Situazione che renderebbe lo scenario ancora più pericoloso.

Altre voci, questa volta da parte di funzionari americani, che sono arrivate al Wall Street Journal, confermano che dallo scorso fine settimana in Iran c’è stato un notevole traffico di automezzi lanciamissili, mosse che segnalano la preparazione di un attacco nei prossimi giorni.

Secondo uno dei tanti rapporti di intelligence che girano in queste ore, la risposta all’assassinio del leader di Hamas Ismāʿīl Haniyeh e del leader di Hezbollah Fuad Shukr è ancora un’opera in corso e che Teheran, Hetzbollah e Hamas stanno discutendo su cosa esattamente vogliono fare.

Se tutto fosse vero c’è da credere che stiano studiando i piani d’attacco soft creati per loro dal Pentagono. Per finire, come se non ce ne fosse già abbastanza, il giornalista Barak Ravid che lavora per la Cnn per cui vicino agli ambienti dell’amministrazione Biden, ha riferito sul sito Axios che il presidente degli Stati Uniti e il suo vice Kamala Harris sono stati informati dal team di sicurezza nazionale che l’intelligence americana si aspetta uno scenario che include due ondate di attacchi. Uno da Hezbollah e uno dall’Iran, ma non è ancora chiaro chi agirà per primo e come si presenterà l’attacco. Barak Ravid non lo sa, ma il segretario alla difesa USA è probabilmente ben informato.

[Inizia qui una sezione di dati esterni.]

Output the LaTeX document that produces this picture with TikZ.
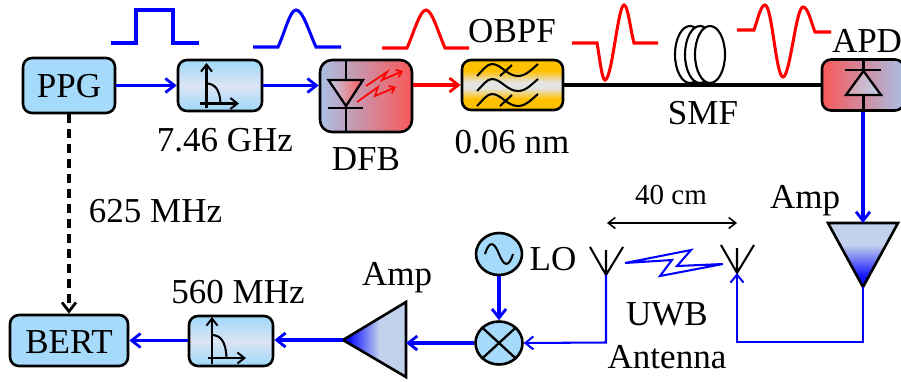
\documentclass[tikz,border=0pt]{standalone}
\usepackage{fontspec}
\setmainfont{Liberation Serif}
\usetikzlibrary{arrows.meta,shapes.geometric}
\definecolor{skyb}{HTML}{A6DAFA}
\definecolor{skyc}{HTML}{DCE4F4}
\definecolor{steel}{HTML}{A9C0E6}
\definecolor{steelb}{HTML}{C2D2EC}
\definecolor{redb}{HTML}{F85858}
\definecolor{midr}{HTML}{D4C2D2}
\definecolor{ambr}{HTML}{FFC000}
\definecolor{pale}{HTML}{E4E4E4}
\definecolor{pureblue}{HTML}{1010FF}
\pgfdeclareverticalshading{filtshade}{100bp}{color(0bp)=(skyb);color(28bp)=(skyb);color(50bp)=(skyc);color(72bp)=(skyb);color(100bp)=(skyb)}
\pgfdeclareverticalshading{obpfshade}{100bp}{color(0bp)=(ambr);color(36bp)=(ambr);color(47bp)=(pale);color(53bp)=(pale);color(64bp)=(ambr);color(100bp)=(ambr)}
\pgfdeclareverticalshading{ampdown}{100bp}{color(0bp)=(pureblue);color(33bp)=(pureblue);color(58bp)=(steelb);color(75bp)=(steelb);color(100bp)=(steelb)}
\pgfdeclarehorizontalshading{ampleft}{100bp}{color(0bp)=(pureblue);color(30bp)=(pureblue);color(54bp)=(steelb);color(100bp)=(steelb)}
\begin{document}
\begin{tikzpicture}[x=1pt,y=-1pt,
  box/.style={draw=black,line width=2.6pt,rounded corners=9pt,inner sep=0pt,align=center},
  plain/.style={box,fill=skyb},
  filt/.style={box,shading=filtshade,minimum width=84pt,minimum height=51pt},
  rf/.style={ellipse,draw=black,line width=2.6pt,fill=skyb,inner sep=0pt},
  amp/.style={draw=black,line width=2.6pt,line join=miter},
  sym/.style={draw=black,line width=2.05pt},
  symarrow/.style={sym,-{Straight Barb[length=7pt,width=11pt,line width=2pt]}},
  sig/.style={draw=blue,line width=3.05pt,-{Straight Barb[length=9pt,width=14pt,line width=2.8pt]}},
  sigthin/.style={draw=blue,line width=2.05pt,-{Straight Barb[length=8pt,width=13pt,line width=2pt]}},
  pulseb/.style={draw=blue,line width=3.05pt},
  pulser/.style={draw=red,line width=3.05pt},
  lab/.style={font=\fontsize{35}{35}\selectfont,anchor=base,inner sep=0pt},
  labs/.style={font=\fontsize{29}{29}\selectfont,anchor=base,inner sep=0pt}]
\useasboundingbox (0,0) rectangle (901,381);

% boxes
\node[plain,minimum width=92pt,minimum height=55pt] (ppg) at (69,85.5) {};
\node[filt] (f1) at (220,85.5) {};
\node[box,left color=steel,middle color=midr,right color=redb,rounded corners=12pt,minimum width=92pt,minimum height=72pt] (dfb) at (366,96) {};
\node[box,shading=obpfshade,minimum width=101pt,minimum height=50pt] (obpf) at (512.5,85) {};
\node[box,left color=redb,middle color=midr,right color=steel,minimum width=82pt,minimum height=51pt] (apd) at (863,85) {};
\node[plain,minimum width=118pt,minimum height=51pt] (bert) at (69,340.5) {};
\node[filt,minimum height=50pt] (f2) at (231,341) {};
\node[rf,minimum width=46pt,minimum height=42pt] (lo) at (499,254) {};
\node[rf,minimum width=47pt,minimum height=43pt] (mix) at (499,343) {};

% box texts
\node[lab] at (69,97) {PPG};
\node[lab] at (69,353) {BERT};

% amplifiers
\coordinate (ra) at (863,223);
\coordinate (ratip) at (863,287);
\coordinate (la) at (406,340);
\coordinate (latip) at (343,340);
\path[amp,shading=ampdown] (828,223) -- (898,223) -- (ratip) -- cycle;
\path[amp,shading=ampleft] (latip) -- (406,302) -- (406,377) -- cycle;

% antennas
\coordinate (antl) at (606,275);
\coordinate (antr) at (737,273);
\draw[sym] (590,247) -- (antl) -- (623,247) (antl) -- (606,250);
\draw[sym] (721,245) -- (antr) -- (754,245) (antr) -- (737,248);
\draw[draw=blue,line width=2.05pt,line join=miter] (625,263) -- (691,250) -- (677,266) -- (723,264) -- (660,276) -- (672,260) -- cycle;
\coordinate (dl) at (607,223);
\coordinate (dr) at (737,223);
\draw[line width=2.05pt,{Straight Barb[length=7pt,width=11pt,line width=1.6pt]}-{Straight Barb[length=7pt,width=11pt,line width=1.6pt]}] (dl) -- (dr);

% fibre
\draw[black,line width=3.05pt] (obpf.east) -- (obpf.east -| apd.west);

% coil
\foreach \cx in {690,700,710}
  \draw[black,line width=2.1pt,fill=white] (\cx,54.5) ellipse (15 and 28.5);

% connectors
\draw[sig] (ppg.east) -- (f1.west);
\draw[sig] (f1.east) -- (f1.east -| dfb.west);
\draw[draw=red,line width=3.05pt,-{Straight Barb[length=9pt,width=14pt,line width=2.8pt]}] (dfb.east |- obpf.west) -- (obpf.west);
\draw[black,line width=3.05pt,dash pattern=on 9pt off 6pt,-{Straight Barb[length=9pt,width=14pt,line width=2.8pt]}] (ppg.south) -- (bert.north);
\draw[sig] (apd.south) -- (ra);
\draw[sigthin] (ratip) -- (863,342) -- (737,342) -- (antr);
\draw[sigthin] (antl) -- (606,342.5) -- (mix.east);
\draw[sig] (lo.south) -- (mix.north);
\draw[sig] (mix.west) -- (406,343);
\draw[sig] (latip) -- (f2.east |- latip);
\draw[sig] (f2.west |- bert.east) -- (bert.east);

% filter icons
\draw[symarrow] (206.5,108) -- (206.5,63);
\draw[symarrow] (200,103.5) -- (239,103.5);
\draw[sym] (206.5,83.5) .. controls (214,83.5) and (220,89) .. (220.5,103.5);
\draw[symarrow] (212,364) -- (212,317);
\draw[symarrow] (208,358) -- (246,358);
\draw[sym] (212,335) .. controls (220,335) and (226,341) .. (226.5,358);

% diode in DFB
\draw[sym] (346,60) -- (346,132);
\path[draw=black,line width=2.3pt,left color=steelb,right color=redb] (328.5,80) -- (363,80) -- (346,106) -- cycle;
\draw[black,line width=2.3pt] (328,108) -- (363,108);
\draw[red,line width=1.7pt,-{Straight Barb[length=5pt,width=8pt,line width=1.7pt]}] (366,86) -- (387,72) -- (382,80) -- (403,71);
\draw[red,line width=1.7pt,-{Straight Barb[length=5pt,width=8pt,line width=1.7pt]}] (357,102) -- (378,87) -- (375,96) -- (396,87);

% OBPF icon
\foreach \d in {0,15,30}{
  \draw[sym] (477,76+\d) .. controls (483,70+\d) and (487,64+\d) .. (492,64+\d) .. controls (501,64+\d) and (507,76+\d) .. (518,76+\d) .. controls (526,76+\d) and (532,69+\d) .. (538,64+\d);
}
\draw[sym] (500,76) -- (512,65) (500,106) -- (512,95);

% apd diode
\draw[black,line width=2.3pt] (845,70) -- (881,70);
\path[draw=black,line width=2.3pt,left color=redb!40!steelb,right color=steelb] (846,95) -- (881,95) -- (863.5,71) -- cycle;
\draw[black,line width=3.05pt] (863.5,60) -- (863.5,71) (863.5,95) -- (863.5,110);

% LO and mixer symbols
\draw[sym] (485,254) .. controls (490,238) and (495,244) .. (499,254) .. controls (503,264) and (508,270) .. (513,254);
\draw[black,line width=2.3pt] (mix.north west) -- (mix.south east) (mix.north east) -- (mix.south west);

% waveforms
\draw[pulseb,line join=miter] (111,43) -- (136,43) -- (136,10) -- (173,10) -- (173,43) -- (199,43);
\draw[pulseb] (253,47) -- (278,47) .. controls (285,32) and (290,10) .. (296,10) .. controls (303,10) and (309,32) .. (316,47) -- (341,47);
\draw[pulser] (382,48) -- (407,48) .. controls (414,32) and (420,10) .. (426,10) .. controls (432,10) and (438,32) .. (445,48) -- (469,48);
\draw[pulser] (572,43) -- (597,43) .. controls (600,60) and (602,80) .. (605,80) .. controls (612,80) and (618,5) .. (624,5) .. controls (628,5) and (630,28) .. (634,43) -- (658,43);
\draw[pulser] (737,30) -- (754,30) .. controls (758,18) and (761,5) .. (765,5) .. controls (772,5) and (776,77) .. (783,77) .. controls (790,77) and (796,7) .. (803,7) .. controls (808,7) and (811,22) .. (815,32) -- (831,32);

% labels
\node[lab] at (225,151) {7.46 GHz};
\node[lab] at (366,170) {DFB};
\node[lab] at (512,42) {OBPF};
\node[lab] at (512,153) {0.06 nm};
\node[lab] at (703,124) {SMF};
\node[lab] at (867,52) {APD};
\node[lab] at (155.5,222) {625 MHz};
\node[lab] at (238,303) {560 MHz};
\node[lab] at (397,285) {Amp};
\node[lab] at (805,208) {Amp};
\node[lab] at (553,270) {LO};
\node[lab] at (667,325) {UWB};
\node[lab] at (667,368) {Antenna};
\node[labs] at (671,204) {40 cm};
\end{tikzpicture}
\end{document}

La vera cartina tornasole in questa situazione che definire ingarbugliata è poco, è data dal Bundesnachrichtendienst o BND, il servizio segreto tedesco. Quello che lavora in silenzio e fa le cose per bene. Sicuramente dietro la decisione di far intervenire la Luftwaffe, l’Aeronautica militare tedesca, per evacuare i propri cittadini dal Libano, oltre 2.000 persone, c’è lo zampino delle spie tedesche di stanza in Libano. E se Berlino ha deciso di usare i militari per proteggere i propri cittadini significa che i tempi per l’attacco dell’Iran e di tutti i suoi proxi sono maturi. Significa anche che a prescindere da ciò che vuole Biden, scusate Kamala, ma che dico Obama, Israele questa volta non potrà non rispondere in maniera adeguata. Le poche dichiarazioni ufficiali dello Stato Maggiore dell’IDF che sono state pubblicate nelle ultime ore vanno tutte in questo senso.